For more information about the macro parser's implementation, see the comments
in [`compiler/rustc_expand/src/mbe/macro_parser.rs`][code_mp].
## Procedural Macros
Procedural macros are also expanded during parsing. However, rather than
having a parser in the compiler, proc macros are implemented as custom,
third-party crates. The compiler will compile the proc macro crate and
specially annotated functions in them (i.e. the proc macro itself), passing
them a stream of tokens. A proc macro can then transform the token stream and
output a new token stream, which is synthesized into the AST.
The token stream type used by proc macros is _stable_, so `rustc` does not
use it internally. The compiler's (unstable) token stream is defined in
[`rustc_ast::tokenstream::TokenStream`][rustcts]. This is converted into the
stable [`proc_macro::TokenStream`][stablets] and back in
[`rustc_expand::proc_macro`][pm] and [`rustc_expand::proc_macro_server`][pms].
Since the Rust ABI is currently unstable, we use the C ABI for this conversion.
<!-- TODO(rylev): more here. [#1160](https://github.com/rust-lang/rustc-dev-guide/issues/1160) -->
### Custom Derive
Custom derives are a special type of proc macro.

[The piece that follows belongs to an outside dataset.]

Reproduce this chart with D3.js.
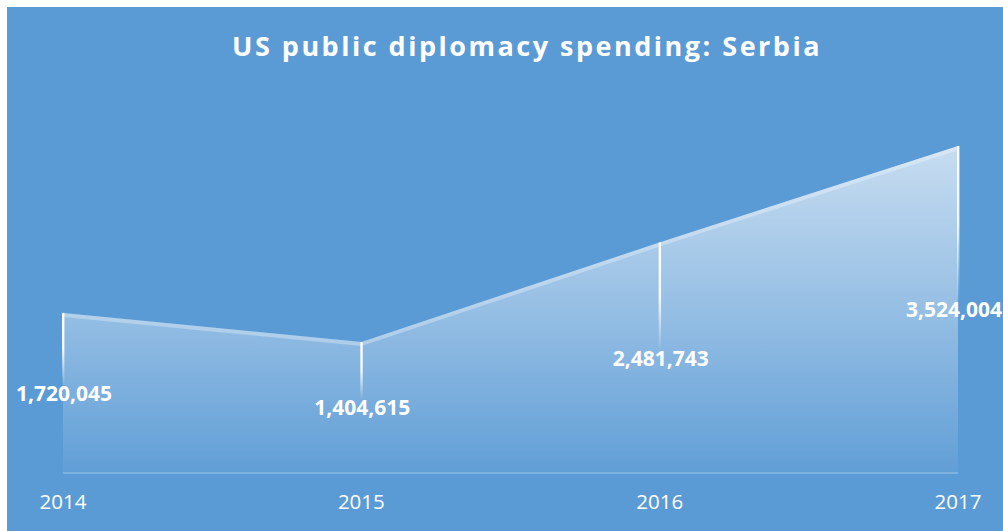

### Macros By Example and Macros 2.0
There is an legacy and mostly undocumented effort to improve the MBE system
by giving it more hygiene-related features, better scoping and visibility
rules, etc. Internally this uses the same machinery as today's MBEs with some
additional syntactic sugar and are allowed to be in namespaces.
<!-- TODO(rylev): more? [#1160](https://github.com/rust-lang/rustc-dev-guide/issues/1160) -->